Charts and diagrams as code
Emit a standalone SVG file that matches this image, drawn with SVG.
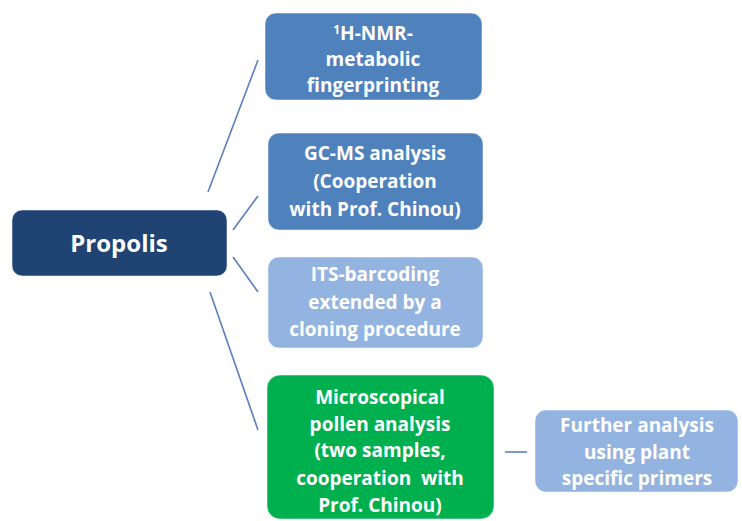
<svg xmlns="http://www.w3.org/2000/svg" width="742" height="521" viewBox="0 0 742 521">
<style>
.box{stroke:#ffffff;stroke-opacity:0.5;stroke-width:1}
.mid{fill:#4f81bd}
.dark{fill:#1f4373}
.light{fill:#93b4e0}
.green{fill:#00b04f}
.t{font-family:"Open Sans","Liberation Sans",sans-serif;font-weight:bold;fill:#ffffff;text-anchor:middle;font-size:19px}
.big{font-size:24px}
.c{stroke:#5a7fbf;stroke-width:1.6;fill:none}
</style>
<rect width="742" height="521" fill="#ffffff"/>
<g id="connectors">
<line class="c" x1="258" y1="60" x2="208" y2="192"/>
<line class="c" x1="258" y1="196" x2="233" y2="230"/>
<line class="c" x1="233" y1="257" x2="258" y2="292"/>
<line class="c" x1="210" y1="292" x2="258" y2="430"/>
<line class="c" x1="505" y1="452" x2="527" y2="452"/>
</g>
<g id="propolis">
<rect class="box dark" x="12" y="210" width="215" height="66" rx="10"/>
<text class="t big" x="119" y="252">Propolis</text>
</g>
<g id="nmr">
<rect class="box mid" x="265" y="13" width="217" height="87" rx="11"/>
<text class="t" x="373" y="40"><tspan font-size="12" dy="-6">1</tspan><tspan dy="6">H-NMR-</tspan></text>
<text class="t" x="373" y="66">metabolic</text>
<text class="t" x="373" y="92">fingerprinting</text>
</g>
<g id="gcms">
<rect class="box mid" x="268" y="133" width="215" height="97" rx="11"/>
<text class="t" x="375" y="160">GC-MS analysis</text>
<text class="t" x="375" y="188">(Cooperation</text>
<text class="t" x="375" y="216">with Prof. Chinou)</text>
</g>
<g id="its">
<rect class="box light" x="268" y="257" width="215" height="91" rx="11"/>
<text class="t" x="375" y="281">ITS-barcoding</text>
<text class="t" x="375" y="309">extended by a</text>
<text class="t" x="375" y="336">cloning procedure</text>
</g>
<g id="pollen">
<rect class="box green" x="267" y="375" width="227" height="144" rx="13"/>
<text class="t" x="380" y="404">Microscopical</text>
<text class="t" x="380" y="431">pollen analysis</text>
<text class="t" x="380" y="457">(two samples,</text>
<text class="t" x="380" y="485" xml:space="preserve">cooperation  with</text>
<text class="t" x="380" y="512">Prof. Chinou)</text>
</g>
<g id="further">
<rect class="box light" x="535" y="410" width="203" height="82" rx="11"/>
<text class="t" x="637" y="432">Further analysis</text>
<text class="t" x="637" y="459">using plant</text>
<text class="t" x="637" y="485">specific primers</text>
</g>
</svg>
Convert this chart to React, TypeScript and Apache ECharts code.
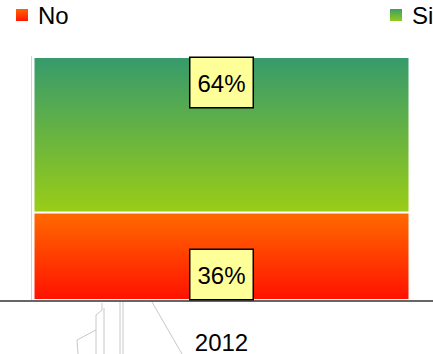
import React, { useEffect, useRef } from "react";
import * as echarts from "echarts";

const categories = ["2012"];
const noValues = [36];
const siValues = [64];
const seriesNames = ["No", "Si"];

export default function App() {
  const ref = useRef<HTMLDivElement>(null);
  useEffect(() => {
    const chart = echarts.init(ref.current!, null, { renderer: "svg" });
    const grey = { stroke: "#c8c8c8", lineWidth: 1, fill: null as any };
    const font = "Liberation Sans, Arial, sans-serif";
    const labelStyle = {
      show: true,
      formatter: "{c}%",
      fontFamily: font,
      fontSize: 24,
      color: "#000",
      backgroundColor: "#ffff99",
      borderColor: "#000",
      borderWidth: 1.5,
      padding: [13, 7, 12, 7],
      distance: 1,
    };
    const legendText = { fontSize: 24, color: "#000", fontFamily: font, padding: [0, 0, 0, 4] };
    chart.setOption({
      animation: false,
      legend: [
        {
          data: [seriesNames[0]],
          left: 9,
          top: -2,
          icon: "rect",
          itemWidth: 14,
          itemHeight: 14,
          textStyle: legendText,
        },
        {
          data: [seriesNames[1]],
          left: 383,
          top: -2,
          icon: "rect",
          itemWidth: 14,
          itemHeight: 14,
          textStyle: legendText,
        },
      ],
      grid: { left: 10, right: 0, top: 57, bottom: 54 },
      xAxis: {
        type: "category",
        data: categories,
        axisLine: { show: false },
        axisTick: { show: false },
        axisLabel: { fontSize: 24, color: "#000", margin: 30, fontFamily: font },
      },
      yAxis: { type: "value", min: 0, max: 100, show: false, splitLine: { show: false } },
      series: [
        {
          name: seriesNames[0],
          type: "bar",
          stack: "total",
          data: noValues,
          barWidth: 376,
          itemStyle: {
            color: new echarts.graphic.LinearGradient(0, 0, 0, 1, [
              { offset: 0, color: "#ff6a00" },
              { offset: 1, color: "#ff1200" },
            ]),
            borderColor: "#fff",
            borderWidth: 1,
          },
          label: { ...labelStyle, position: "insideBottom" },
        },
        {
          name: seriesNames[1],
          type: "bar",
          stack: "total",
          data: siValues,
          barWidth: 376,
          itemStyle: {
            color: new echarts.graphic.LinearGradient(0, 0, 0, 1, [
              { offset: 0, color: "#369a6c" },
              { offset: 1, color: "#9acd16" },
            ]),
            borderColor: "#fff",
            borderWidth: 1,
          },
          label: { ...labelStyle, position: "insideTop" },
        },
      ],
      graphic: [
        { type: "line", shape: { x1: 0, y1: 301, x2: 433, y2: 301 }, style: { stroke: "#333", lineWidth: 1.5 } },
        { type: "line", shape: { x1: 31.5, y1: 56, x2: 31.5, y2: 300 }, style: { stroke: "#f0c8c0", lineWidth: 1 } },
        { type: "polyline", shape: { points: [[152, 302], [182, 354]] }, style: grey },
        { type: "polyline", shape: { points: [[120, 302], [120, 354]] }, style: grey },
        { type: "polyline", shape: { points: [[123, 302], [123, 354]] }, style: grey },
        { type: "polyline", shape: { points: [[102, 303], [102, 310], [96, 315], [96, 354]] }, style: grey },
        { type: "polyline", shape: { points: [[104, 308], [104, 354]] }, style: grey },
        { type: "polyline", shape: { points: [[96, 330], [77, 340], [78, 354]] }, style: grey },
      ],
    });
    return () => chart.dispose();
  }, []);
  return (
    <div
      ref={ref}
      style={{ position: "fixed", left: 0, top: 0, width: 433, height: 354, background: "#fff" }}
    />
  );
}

## DIRECTION:
Except for the pictures, print the data above exactly.

## COMPLETED EXERCISE:
Emit a standalone SVG file that matches this image, drawn with SVG.
<svg xmlns="http://www.w3.org/2000/svg" width="742" height="521" viewBox="0 0 742 521">
<style>
.box{stroke:#ffffff;stroke-opacity:0.5;stroke-width:1}
.mid{fill:#4f81bd}
.dark{fill:#1f4373}
.light{fill:#93b4e0}
.green{fill:#00b04f}
.t{font-family:"Open Sans","Liberation Sans",sans-serif;font-weight:bold;fill:#ffffff;text-anchor:middle;font-size:19px}
.big{font-size:24px}
.c{stroke:#5a7fbf;stroke-width:1.6;fill:none}
</style>
<rect width="742" height="521" fill="#ffffff"/>
<g id="connectors">
<line class="c" x1="258" y1="60" x2="208" y2="192"/>
<line class="c" x1="258" y1="196" x2="233" y2="230"/>
<line class="c" x1="233" y1="257" x2="258" y2="292"/>
<line class="c" x1="210" y1="292" x2="258" y2="430"/>
<line class="c" x1="505" y1="452" x2="527" y2="452"/>
</g>
<g id="propolis">
<rect class="box dark" x="12" y="210" width="215" height="66" rx="10"/>
<text class="t big" x="119" y="252">Propolis</text>
</g>
<g id="nmr">
<rect class="box mid" x="265" y="13" width="217" height="87" rx="11"/>
<text class="t" x="373" y="40"><tspan font-size="12" dy="-6">1</tspan><tspan dy="6">H-NMR-</tspan></text>
<text class="t" x="373" y="66">metabolic</text>
<text class="t" x="373" y="92">fingerprinting</text>
</g>
<g id="gcms">
<rect class="box mid" x="268" y="133" width="215" height="97" rx="11"/>
<text class="t" x="375" y="160">GC-MS analysis</text>
<text class="t" x="375" y="188">(Cooperation</text>
<text class="t" x="375" y="216">with Prof. Chinou)</text>
</g>
<g id="its">
<rect class="box light" x="268" y="257" width="215" height="91" rx="11"/>
<text class="t" x="375" y="281">ITS-barcoding</text>
<text class="t" x="375" y="309">extended by a</text>
<text class="t" x="375" y="336">cloning procedure</text>
</g>
<g id="pollen">
<rect class="box green" x="267" y="375" width="227" height="144" rx="13"/>
<text class="t" x="380" y="404">Microscopical</text>
<text class="t" x="380" y="431">pollen analysis</text>
<text class="t" x="380" y="457">(two samples,</text>
<text class="t" x="380" y="485" xml:space="preserve">cooperation  with</text>
<text class="t" x="380" y="512">Prof. Chinou)</text>
</g>
<g id="further">
<rect class="box light" x="535" y="410" width="203" height="82" rx="11"/>
<text class="t" x="637" y="432">Further analysis</text>
<text class="t" x="637" y="459">using plant</text>
<text class="t" x="637" y="485">specific primers</text>
</g>
</svg>
Convert this chart to React, TypeScript and Apache ECharts code.
import React, { useEffect, useRef } from "react";
import * as echarts from "echarts";

const categories = ["2012"];
const noValues = [36];
const siValues = [64];
const seriesNames = ["No", "Si"];

export default function App() {
  const ref = useRef<HTMLDivElement>(null);
  useEffect(() => {
    const chart = echarts.init(ref.current!, null, { renderer: "svg" });
    const grey = { stroke: "#c8c8c8", lineWidth: 1, fill: null as any };
    const font = "Liberation Sans, Arial, sans-serif";
    const labelStyle = {
      show: true,
      formatter: "{c}%",
      fontFamily: font,
      fontSize: 24,
      color: "#000",
      backgroundColor: "#ffff99",
      borderColor: "#000",
      borderWidth: 1.5,
      padding: [13, 7, 12, 7],
      distance: 1,
    };
    const legendText = { fontSize: 24, color: "#000", fontFamily: font, padding: [0, 0, 0, 4] };
    chart.setOption({
      animation: false,
      legend: [
        {
          data: [seriesNames[0]],
          left: 9,
          top: -2,
          icon: "rect",
          itemWidth: 14,
          itemHeight: 14,
          textStyle: legendText,
        },
        {
          data: [seriesNames[1]],
          left: 383,
          top: -2,
          icon: "rect",
          itemWidth: 14,
          itemHeight: 14,
          textStyle: legendText,
        },
      ],
      grid: { left: 10, right: 0, top: 57, bottom: 54 },
      xAxis: {
        type: "category",
        data: categories,
        axisLine: { show: false },
        axisTick: { show: false },
        axisLabel: { fontSize: 24, color: "#000", margin: 30, fontFamily: font },
      },
      yAxis: { type: "value", min: 0, max: 100, show: false, splitLine: { show: false } },
      series: [
        {
          name: seriesNames[0],
          type: "bar",
          stack: "total",
          data: noValues,
          barWidth: 376,
          itemStyle: {
            color: new echarts.graphic.LinearGradient(0, 0, 0, 1, [
              { offset: 0, color: "#ff6a00" },
              { offset: 1, color: "#ff1200" },
            ]),
            borderColor: "#fff",
            borderWidth: 1,
          },
          label: { ...labelStyle, position: "insideBottom" },
        },
        {
          name: seriesNames[1],
          type: "bar",
          stack: "total",
          data: siValues,
          barWidth: 376,
          itemStyle: {
            color: new echarts.graphic.LinearGradient(0, 0, 0, 1, [
              { offset: 0, color: "#369a6c" },
              { offset: 1, color: "#9acd16" },
            ]),
            borderColor: "#fff",
            borderWidth: 1,
          },
          label: { ...labelStyle, position: "insideTop" },
        },
      ],
      graphic: [
        { type: "line", shape: { x1: 0, y1: 301, x2: 433, y2: 301 }, style: { stroke: "#333", lineWidth: 1.5 } },
        { type: "line", shape: { x1: 31.5, y1: 56, x2: 31.5, y2: 300 }, style: { stroke: "#f0c8c0", lineWidth: 1 } },
        { type: "polyline", shape: { points: [[152, 302], [182, 354]] }, style: grey },
        { type: "polyline", shape: { points: [[120, 302], [120, 354]] }, style: grey },
        { type: "polyline", shape: { points: [[123, 302], [123, 354]] }, style: grey },
        { type: "polyline", shape: { points: [[102, 303], [102, 310], [96, 315], [96, 354]] }, style: grey },
        { type: "polyline", shape: { points: [[104, 308], [104, 354]] }, style: grey },
        { type: "polyline", shape: { points: [[96, 330], [77, 340], [78, 354]] }, style: grey },
      ],
    });
    return () => chart.dispose();
  }, []);
  return (
    <div
      ref={ref}
      style={{ position: "fixed", left: 0, top: 0, width: 433, height: 354, background: "#fff" }}
    />
  );
}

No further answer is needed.